Kuruntokai is known for short, concentrated poems. A beginner may enjoy it because many poems are brief, but brief does not mean simple. A few lines can carry longing, secrecy, hesitation, and social pressure. Natrinai also offers rich emotional scenes and shows how landscape and feeling are joined in Tamil poetics.
Ainkurunuru and Kalithogai
Ainkurunuru is arranged around the five landscapes of Tamil love poetry: kurinji, mullai, marutham, neithal, and palai. Each landscape is linked with a mood, setting, time, and emotional situation. This makes Ainkurunuru especially useful for understanding how Sangam poets turned geography into feeling.

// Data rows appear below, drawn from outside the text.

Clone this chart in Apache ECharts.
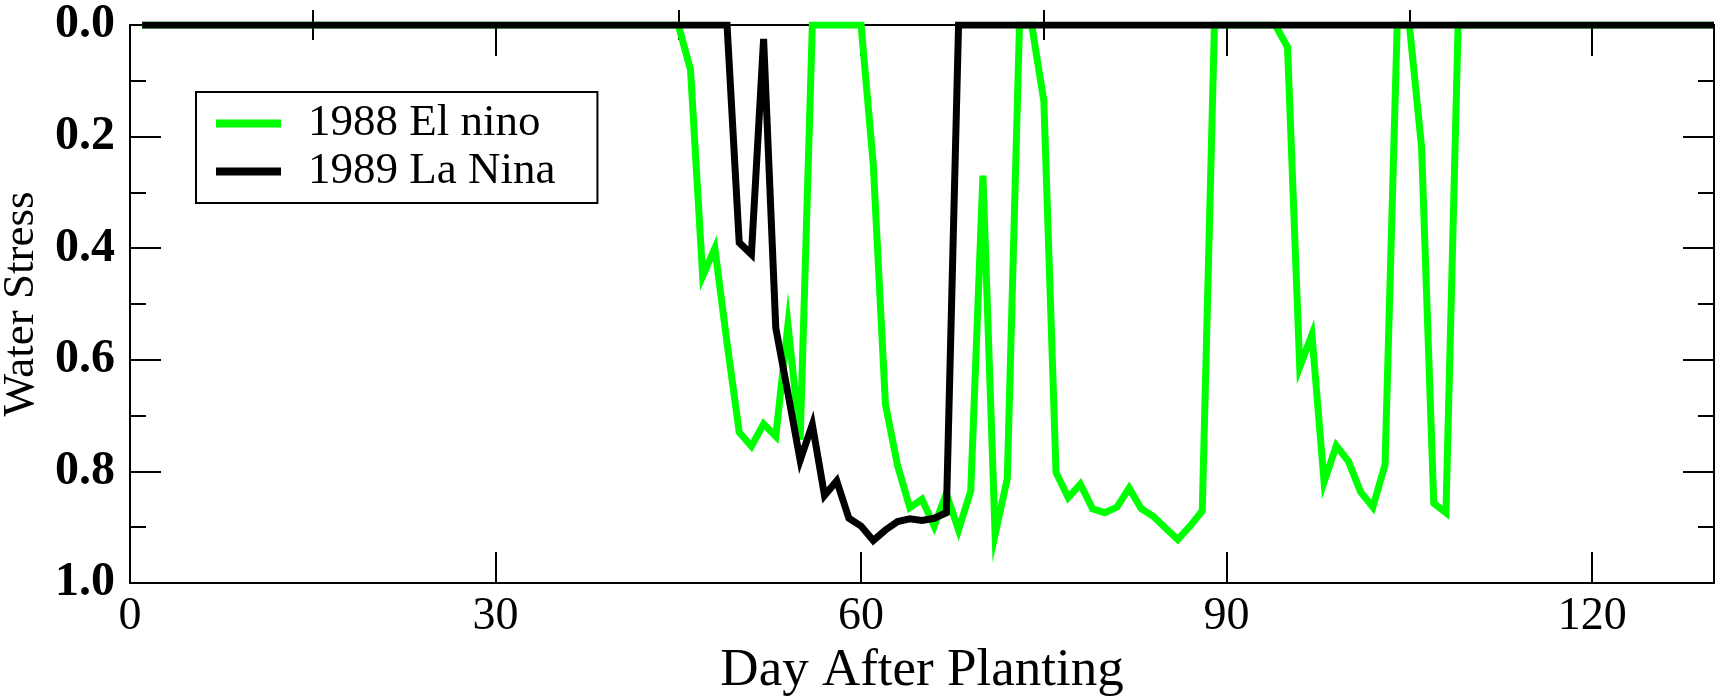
<!DOCTYPE html>
<html>
<head>
<meta charset="utf-8">
<script src="https://cdn.jsdelivr.net/npm/echarts@6/dist/echarts.min.js"></script>
<style>
html,body{margin:0;padding:0;background:#fff;}
#chart{width:1721px;height:697px;}
</style>
</head>
<body>
<div id="chart"></div>
<script>
// Day after planting (1..130)
const days = [];
for (let d = 1; d <= 130; d++) days.push(d);

// 1988 El nino water stress
const elNino1988 = [
  0,0,0,0,0,0,0,0,0,0,            // 1-10
  0,0,0,0,0,0,0,0,0,0,            // 11-20
  0,0,0,0,0,0,0,0,0,0,            // 21-30
  0,0,0,0,0,0,0,0,0,0,            // 31-40
  0,0,0,0,0,0.08,0.45,0.40,0.57,0.73,   // 41-50
  0.755,0.715,0.737,0.537,0.743,0,0,0,0,0, // 51-60
  0.25,0.68,0.79,0.865,0.85,0.898,0.84,0.905,0.835,0.27, // 61-70
  0.913,0.813,0,0,0.136,0.802,0.847,0.823,0.867,0.874,   // 71-80
  0.864,0.830,0.867,0.881,0.902,0.922,0.898,0.871,0,0,   // 81-90
  0,0,0,0,0.04,0.613,0.555,0.819,0.754,0.782,            // 91-100
  0.837,0.864,0.788,0,0,0.219,0.857,0.874,0,0,           // 101-110
  0,0,0,0,0,0,0,0,0,0,            // 111-120
  0,0,0,0,0,0,0,0,0,0             // 121-130
];

// 1989 La Nina water stress
const laNina1989 = [
  0,0,0,0,0,0,0,0,0,0,
  0,0,0,0,0,0,0,0,0,0,
  0,0,0,0,0,0,0,0,0,0,
  0,0,0,0,0,0,0,0,0,0,
  0,0,0,0,0,0,0,0,0,0.39,                  // 41-50
  0.411,0.025,0.543,0.66,0.78,0.716,0.843,0.817,0.884,0.898, // 51-60
  0.924,0.905,0.89,0.885,0.888,0.884,0.874,0,0,0,            // 61-70
  0,0,0,0,0,0,0,0,0,0,
  0,0,0,0,0,0,0,0,0,0,
  0,0,0,0,0,0,0,0,0,0,
  0,0,0,0,0,0,0,0,0,0,
  0,0,0,0,0,0,0,0,0,0,
  0,0,0,0,0,0,0,0,0,0
];

const xMajorTicks = [0, 30, 60, 90, 120];
const xMinorTicks = [15, 45, 75, 105];
const seriesNames = ['1988 El nino', '1989 La Nina'];

const FONT = "Liberation Serif";

function pairs(vals) { return days.map((d, i) => [d, vals[i]]); }

const baseX = {
  type: 'value', min: 0, max: 130,
  splitLine: {show: false},
  axisLine: {show: true, onZero: false, lineStyle: {color: '#000', width: 2}}
};

const chart = echarts.init(document.getElementById('chart'), null, {renderer: 'canvas'});
chart.setOption({
  animation: false,
  backgroundColor: '#fff',
  textStyle: {fontFamily: FONT, color: '#000'},
  grid: {left: 130, right: 7, top: 25, bottom: 114, containLabel: false, outerBoundsMode: 'none'},
  legend: {
    data: seriesNames,
    orient: 'vertical',
    left: 196, top: 92,
    padding: [9, 42, 9, 20],
    itemWidth: 65, itemHeight: 8,
    itemGap: 3,
    icon: 'rect',
    borderColor: '#000', borderWidth: 2,
    backgroundColor: '#fff',
    textStyle: {fontFamily: FONT, fontSize: 45, lineHeight: 45, color: '#000', padding: [0, 0, 0, 22]}
  },
  xAxis: [
    Object.assign({}, baseX, {
      position: 'bottom',
      name: 'Day After Planting', nameLocation: 'middle', nameGap: 58,
      nameTextStyle: {fontFamily: FONT, fontSize: 53, lineHeight: 53, color: '#000'},
      axisTick: {show: true, inside: true, length: 31, customValues: xMajorTicks, lineStyle: {color: '#000', width: 2}},
      axisLabel: {show: true, customValues: xMajorTicks, margin: 11, fontFamily: FONT, fontSize: 46, lineHeight: 46, color: '#000'}
    }),
    Object.assign({}, baseX, {
      position: 'bottom',
      axisLine: {show: false},
      axisTick: {show: true, inside: true, length: 15, customValues: xMinorTicks, lineStyle: {color: '#000', width: 2}},
      axisLabel: {show: false}
    }),
    Object.assign({}, baseX, {
      position: 'top',
      axisTick: {show: true, inside: true, length: 31, customValues: xMajorTicks, lineStyle: {color: '#000', width: 2}},
      axisLabel: {show: false}
    }),
    Object.assign({}, baseX, {
      position: 'top',
      axisLine: {show: false},
      axisTick: {show: true, inside: true, length: 15, customValues: xMinorTicks, lineStyle: {color: '#000', width: 2}},
      axisLabel: {show: false}
    })
  ],
  yAxis: [
    {
      type: 'value', min: 0, max: 1, interval: 0.2, inverse: true, position: 'left',
      name: 'Water Stress', nameLocation: 'middle', nameGap: 77,
      nameTextStyle: {fontFamily: FONT, fontSize: 45, color: '#000'},
      splitLine: {show: false},
      axisLine: {show: true, onZero: false, lineStyle: {color: '#000', width: 2}},
      axisTick: {show: true, inside: true, length: 31, lineStyle: {color: '#000', width: 2}},
      minorTick: {show: true, splitNumber: 2, length: 16, lineStyle: {color: '#000', width: 2}},
      axisLabel: {margin: 15, fontFamily: FONT, fontSize: 48, fontWeight: 'bold', color: '#000',
                  formatter: v => v.toFixed(1)}
    },
    {
      type: 'value', min: 0, max: 1, interval: 0.2, inverse: true, position: 'right',
      splitLine: {show: false},
      axisLine: {show: true, onZero: false, lineStyle: {color: '#000', width: 2}},
      axisTick: {show: true, inside: true, length: 31, lineStyle: {color: '#000', width: 2}},
      minorTick: {show: true, splitNumber: 2, length: 16, lineStyle: {color: '#000', width: 2}},
      axisLabel: {show: false}
    }
  ],
  series: [
    {
      name: seriesNames[0], type: 'line', xAxisIndex: 0, yAxisIndex: 0,
      data: pairs(elNino1988), showSymbol: false, symbol: 'none',
      lineStyle: {color: '#00ff00', width: 7, join: 'miter'},
      itemStyle: {color: '#00ff00'}, z: 2
    },
    {
      name: seriesNames[1], type: 'line', xAxisIndex: 0, yAxisIndex: 0,
      data: pairs(laNina1989), showSymbol: false, symbol: 'none',
      lineStyle: {color: '#000000', width: 7, join: 'miter'},
      itemStyle: {color: '#000000'}, z: 3
    }
  ]
});
</script>
</body>
</html>
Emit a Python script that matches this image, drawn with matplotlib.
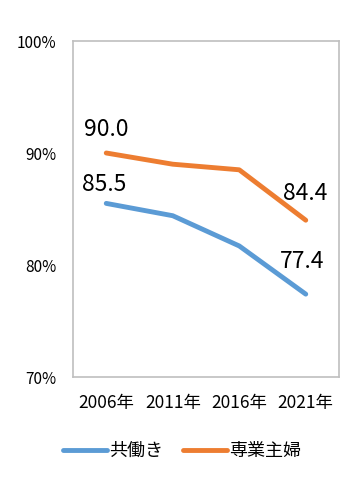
import matplotlib
matplotlib.use("Agg")
import matplotlib.pyplot as plt
from matplotlib.ticker import FuncFormatter

plt.rcParams['font.family'] = ['Noto Sans CJK JP', 'DejaVu Sans']

years = ["2006年", "2011年", "2016年", "2021年"]
dual_income = [85.5, 84.4, 81.7, 77.4]
housewife = [90.0, 89.0, 88.5, 84.0]
dual_labels = ["85.5", "", "", "77.4"]
house_labels = ["90.0", "", "", "84.4"]
series_names = ["共働き", "専業主婦"]

blue = "#5B9BD5"
orange = "#ED7D31"

fig = plt.figure(figsize=(3.61, 4.82), dpi=100)
ax = fig.add_axes([73/361, 105/482, 266/361, 336/482])
x = list(range(len(years)))
ax.plot(x, dual_income, color=blue, lw=3.5, solid_capstyle='round', label=series_names[0])
ax.plot(x, housewife, color=orange, lw=3.5, solid_capstyle='round', label=series_names[1])

ax.set_xlim(-0.5, 3.5)
ax.set_ylim(70, 100)
ax.set_yticks([70, 80, 90, 100])
ax.yaxis.set_major_formatter(FuncFormatter(lambda v, p: f"{v:.0f}%"))
ax.set_xticks(x)
ax.set_xticklabels(years)
ax.tick_params(axis='both', length=0, colors='black')
ax.tick_params(axis='y', pad=12, labelsize=11)
ax.tick_params(axis='x', pad=12, labelsize=12.5)
for s in ax.spines.values():
    s.set_color('#BFBFBF')
    s.set_linewidth(1.2)

# data labels
offs_house = [(0, 24), None, None, (-1, 27)]
offs_dual = [(-2, 19), None, None, (-4, 33)]
for i, (v, t) in enumerate(zip(housewife, house_labels)):
    if t:
        ax.annotate(t, (x[i], v), xytext=offs_house[i], textcoords='offset pixels',
                    ha='center', va='center', fontsize=16.5)
for i, (v, t) in enumerate(zip(dual_income, dual_labels)):
    if t:
        ax.annotate(t, (x[i], v), xytext=offs_dual[i], textcoords='offset pixels',
                    ha='center', va='center', fontsize=16.5)

leg = fig.legend(loc='center', bbox_to_anchor=(0.505, 1 - 451/482), ncol=2, frameon=False,
                 fontsize=13, handlelength=2.4, handletextpad=0.15, columnspacing=1.1)
for h in leg.legend_handles:
    h.set_linewidth(3.5)

fig.savefig("out.png", dpi=100)
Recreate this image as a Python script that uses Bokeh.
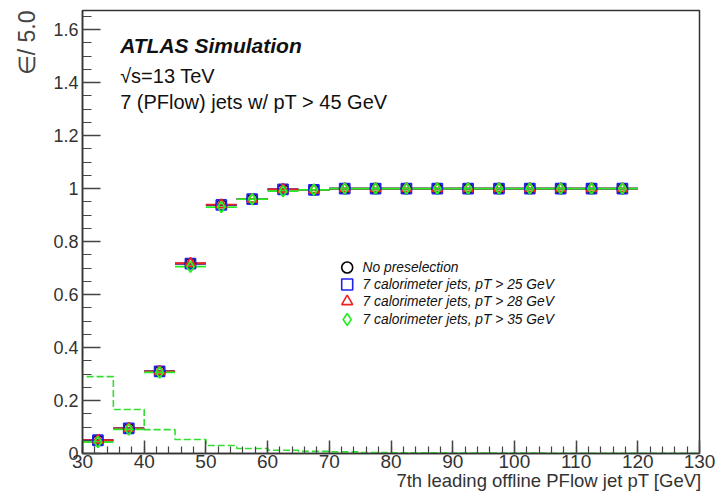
import numpy as np
from bokeh.plotting import figure
from bokeh.models import FixedTicker, Label, Range1d, Title
from bokeh.embed import file_html
from bokeh.resources import INLINE

# ---- data ----
bin_lo = [30, 35, 40, 45, 50, 55, 60, 65, 70, 75, 80, 85, 90, 95, 100, 105, 110, 115]
bin_hi = [35, 40, 45, 50, 55, 60, 65, 70, 75, 80, 85, 90, 95, 100, 105, 110, 115, 120]
bin_c = [32.5, 37.5, 42.5, 47.5, 52.5, 57.5, 62.5, 67.5, 72.5, 77.5, 82.5, 87.5, 92.5, 97.5, 102.5, 107.5, 112.5, 117.5]
eff_nopresel = [0.050, 0.095, 0.310, 0.717, 0.938, 0.960, 0.997, 0.995, 1.0, 1.0, 1.0, 1.0, 1.0, 1.0, 1.0, 1.0, 1.0, 1.0]
eff_pt25 = [0.050, 0.095, 0.310, 0.717, 0.938, 0.960, 0.997, 0.995, 1.0, 1.0, 1.0, 1.0, 1.0, 1.0, 1.0, 1.0, 1.0, 1.0]
eff_pt28 = [0.050, 0.095, 0.310, 0.718, 0.939, 0.960, 0.997, 0.995, 1.0, 1.0, 1.0, 1.0, 1.0, 1.0, 1.0, 1.0, 1.0, 1.0]
eff_pt35 = [0.043, 0.091, 0.306, 0.705, 0.930, 0.960, 0.990, 0.995, 1.0, 1.0, 1.0, 1.0, 1.0, 1.0, 1.0, 1.0, 1.0, 1.0]

hist_edges = [25, 30, 35, 40, 45, 50, 55, 60, 65, 70, 75, 80, 85, 90, 95, 100, 105, 110, 115, 120, 125, 130]
hist_vals = [0.46, 0.29, 0.166, 0.090, 0.053, 0.030, 0.019, 0.012, 0.008, 0.006, 0.004, 0.003, 0.0025,
             0.002, 0.0018, 0.0015, 0.0012, 0.001, 0.001, 0.0008, 0.0006]

x_ticks = [30, 40, 50, 60, 70, 80, 90, 100, 110, 120, 130]
y_ticks = [0, 0.2, 0.4, 0.6, 0.8, 1.0, 1.2, 1.4, 1.6]
y_tick_labels = ["0", "0.2", "0.4", "0.6", "0.8", "1", "1.2", "1.4", "1.6"]

legend_labels = ["No preselection", "7 calorimeter jets, pT > 25 GeV",
                 "7 calorimeter jets, pT > 28 GeV", "7 calorimeter jets, pT > 35 GeV"]

x_title = "7th leading offline PFlow jet pT [GeV]"
y_title = "\u2208/ 5.0"

FONT = "Liberation Sans"

p = figure(width=717, height=493, output_backend="svg", toolbar_location=None,
           x_range=Range1d(30, 130), y_range=Range1d(0, 1.672),
           min_border_left=82, min_border_right=18, min_border_top=10, min_border_bottom=40)
p.grid.visible = False
p.background_fill_color = "white"
p.border_fill_color = "white"
p.outline_line_color = "#333333"
p.outline_line_width = 1.5

# axes
p.xaxis.ticker = FixedTicker(ticks=x_ticks, minor_ticks=list(np.arange(30, 131, 2)))
p.yaxis.ticker = FixedTicker(ticks=y_ticks, minor_ticks=list(np.round(np.arange(0, 1.67, 0.05), 3)))
p.yaxis.major_label_overrides = {t: l for t, l in zip(y_ticks, y_tick_labels)}
for ax in (p.xaxis[0], p.yaxis[0]):
    ax.axis_line_color = "#333333"
    ax.axis_line_width = 1.5
    ax.major_tick_out = 0
    ax.minor_tick_out = 0
    ax.major_tick_line_color = "#444444"
    ax.minor_tick_line_color = "#444444"
    ax.major_tick_line_width = 1.5
    ax.minor_tick_line_width = 1.2
    ax.major_label_text_font = FONT
    ax.major_label_text_color = "#333333"
p.xaxis.major_label_text_font_size = "19px"
p.yaxis.major_label_text_font_size = "18px"
p.xaxis.major_tick_in = 13
p.xaxis.minor_tick_in = 7
p.yaxis.major_tick_in = 18
p.yaxis.minor_tick_in = 9
p.xaxis.major_label_standoff = 1
p.yaxis.major_label_standoff = 4

# axis titles as side titles
p.add_layout(Title(text=x_title, align="right", text_font=FONT, text_font_size="18.5px",
                   text_font_style="normal", text_color="#333333", standoff=-5, offset=-2), "below")
p.add_layout(Title(text=y_title, align="right", text_font=FONT, text_font_size="23px",
                   text_font_style="normal", text_color="#444444", standoff=22, offset=0), "left")

# step histogram (dashed)
hx = []
hy = []
for i, v in enumerate(hist_vals):
    hx += [hist_edges[i], hist_edges[i + 1]]
    hy += [v, v]
p.line(hx, hy, line_color="#33dd33", line_width=1.6, line_dash="7 3")

# series
series = [
    (eff_nopresel, "black", "circle"),
    (eff_pt25, "#2222ee", "square"),
    (eff_pt28, "#ee2222", "triangle"),
    (eff_pt35, "#22ee22", "diamond"),
]
for vals, col, mk in series:
    p.segment(x0=bin_lo, x1=bin_hi, y0=vals, y1=vals, line_color=col, line_width=1.8)
for vals, col, mk in series:
    p.scatter(bin_c, vals, marker=mk, size=10 if mk != "diamond" else 11,
              fill_color=None, line_color=col, line_width=1.8)

# legend (manual)
leg_x = 72.9
leg_ys = [0.702, 0.638, 0.574, 0.506]
for (vals, col, mk), ly, lab in zip(series, leg_ys, legend_labels):
    p.scatter([leg_x], [ly], marker=mk, size=11 if mk != "diamond" else 12,
              fill_color=None, line_color=col, line_width=1.6)
    p.add_layout(Label(x=75.4, y=ly, text=lab, text_font=FONT, text_font_style="italic",
                       text_font_size="13.8px", text_baseline="middle", text_color="#111111"))

# texts
p.add_layout(Label(x=36.1, y=1.54, text="ATLAS Simulation", text_font=FONT,
                   text_font_style="bold italic", text_font_size="21px",
                   text_baseline="middle", text_color="#111111"))
p.add_layout(Label(x=36.1, y=1.426, text="\u221As=13 TeV", text_font=FONT,
                   text_font_size="20px", text_baseline="middle", text_color="#111111"))
p.add_layout(Label(x=36.1, y=1.326, text="7 (PFlow) jets w/ pT > 45 GeV", text_font=FONT,
                   text_font_size="20px", text_baseline="middle", text_color="#111111"))

open("out.html", "w").write(file_html(p, INLINE))
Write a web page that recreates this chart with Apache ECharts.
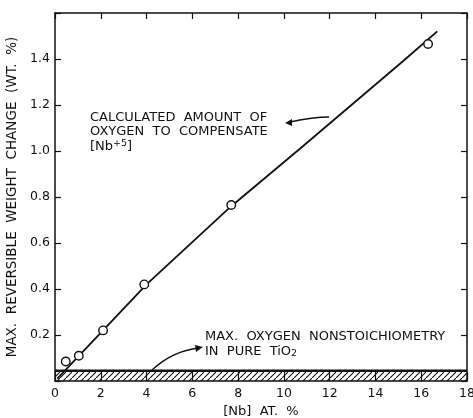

Kalithogai is known for poems in the kali metre. It can feel more elaborate, musical, and dramatic. The collection gives readers another taste of how form shapes meaning. The rhythm and structure are not decoration; they affect how a poem moves and how emotion is heard.
Akananuru and Purananuru
Akananuru means “four hundred poems of the interior,” and it is a major collection for akam themes. It explores love, separation, union, patience, secrecy, and the delicate relationship between personal desire and social boundaries. It is one of the best places to see how sophisticated Tamil love poetry can be.
Purananuru, by contrast, is a central collection for puram themes, the public world. It includes poems on kings, battle, death, honour, generosity, poverty, bards, and moral reputation. Some poems praise rulers, while others speak with astonishing emotional directness about loss and impermanence.
Pathitrupathu and Paripadal
Pathitrupathu is associated especially with praise poems connected to Chera rulers. It helps readers see how poetry, kingship, public memory, and patronage worked together. Such poems are valuable not only as literature but also as evidence for political imagination and social ideals.
Paripadal has a distinctive place because it includes devotional and musical elements, with poems connected to deities and rivers. It shows that Sangam literature is not limited to love and war alone. Its world includes worship, music, landscape, and sacred feeling too.
Why Ettuthogai matters
Ettuthogai matters because it preserves variety. If you read only one or two famous poems, you may think Sangam literature has a single tone. The Eight Anthologies show the opposite. They include quiet love poems, sharp public poems, praise, lament, devotion, social observation, and technical poetic skill.
They also show that ancient Tamil poetry was organised with care. The poems were not left as a loose pile. Later tradition grouped, preserved, named, and interpreted them. That process helped them survive long enough for modern readers to study them.
How beginners should approach the list
Do not try to memorise all eight names on the first day. Start by remembering two pairs: akam is the inner world, and puram is the public world. Then place Akananuru and Natrinai closer to love themes, and Purananuru closer to public themes. After that, add Ainkurunuru for the five landscapes, Pathitrupathu for Chera praise, and Paripadal for music and devotion.
Read a few translated poems slowly. Ask who is speaking, what landscape appears, what emotion is implied, and what social value is being tested. That habit will teach more than memorising a list without reading.
Simple takeaway
Ettuthogai, the Eight Anthologies, is a core part of Sangam literature. Its collections preserve many voices and moods of Classical Tamil poetry, from intimate love to public honour. For beginners, the best way to learn the list is to connect each anthology with its literary personality.
A note on names and spelling
English spellings of these anthologies can vary because Tamil words are being carried into another alphabet. A beginner should not panic when one source uses a slightly different spelling from another. Focus first on the collection’s role: whether it is closer to love poetry, public praise, landscape arrangement, music, devotion, or royal memory. Once that map is clear, the names become friendlier and easier to remember.